A Hard Pill To Swallow broke new ground by turning polluted water into a new type of medicine, and helped change the debate and the laws in an entire country - and potentially the world.
Hyderabad in India is the world’s biggest manufacturing site for medicine. More than 50% of India’s global exports of medicine are produced here, and make up the major share of medicine imported to the US, Europe and Sweden – our home market. Due to lack of environmental oversight, many factories in Hyderabad still dump their waste straight into nature. Which means the medicine we take for our health in Sweden and other wealthy countries is actively making people sick and polluting the environment in parts of the world struggling with bigger inequalities. In 2019, Sweden’s biggest privately owned pharmacy Apotek Hjärtat, decided to do something about it.

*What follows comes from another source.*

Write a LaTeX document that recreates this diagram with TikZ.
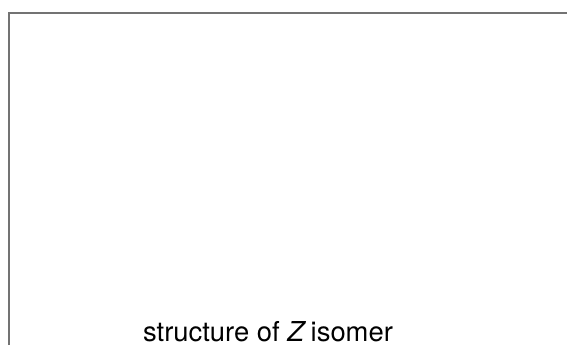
\documentclass[tikz,border=0pt]{standalone}
\usepackage{fontspec}
\setmainfont{TeX Gyre Heros}
\usetikzlibrary{positioning}

\begin{document}
\begin{tikzpicture}[x=0.5pt,y=-0.5pt]
            \useasboundingbox (0,0) rectangle (567,345);
            \coordinate (A) at (8.5,345);
            \coordinate (B) at (8.5,12.5);
            \coordinate (C) at (567,12.5);
            \draw[line width=1pt,black!55] (A)--(B)--(C);
            \node[font=\fontsize{13.7}{15}\selectfont,anchor=base,inner sep=0pt] (caption) at (268,341.5) {structure of \textit{Z}\,isomer};
        \end{tikzpicture}
\end{document}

We collected 100 liters of water near the pharmaceutical factories in Hyderabad in collaboration with Sweden’s most outstanding laboratories, RISE (Research Institutes of Sweden). We then
analyzed the water and extracted the active substances, resulting in a completely new kind of medicine: Sordidum Pharmacum - a deadly cocktail extracted from pharma polluted water.
The new ”medicine” was used in an integrated campaign (print, TVC, OOH, SoMe) that aimed to open the eyes of the general public in order to put pressure on politicians in Sweden and the EU. We sent the pills to politicians together with a medication package insert that states what we found in the water, what the effects are, and what we wanted to be done; adding sustainability as a criteria in the procurement of pharmaceuticals on a nationwide level. We also invited all Swedish pharmacies to join us in launching the world’s first label for sustainable pharmaceuticals.
The campaign received heavy coverage in Swedish news, was seen by 1/3 of the population, drove 1 in 10 Swedes to visit the campaign site and generated 10 000 downloads of the report. Back in India, it was covered by the world’s second largest English newspaper - The Times of India. But more importantly, it changed things.
The campaign led to all major Swedish pharmacies launching a shared label for sustainable pharmaceuticals, based on Apotek Hjärtats original label. Two of the world’s largest pharmaceutical companies have contacted Apotek Hjärtat to see what they need to change to receive the label.
A new law will soon be passed in the Swedish parliament demanding stricter environmental criteria when procuring pharmaceuticals. By turning pollution into a pill we made the problem
real enough for people to react and politicians to act, and revealed the problems hidden under the surface of the pharmaceutical world.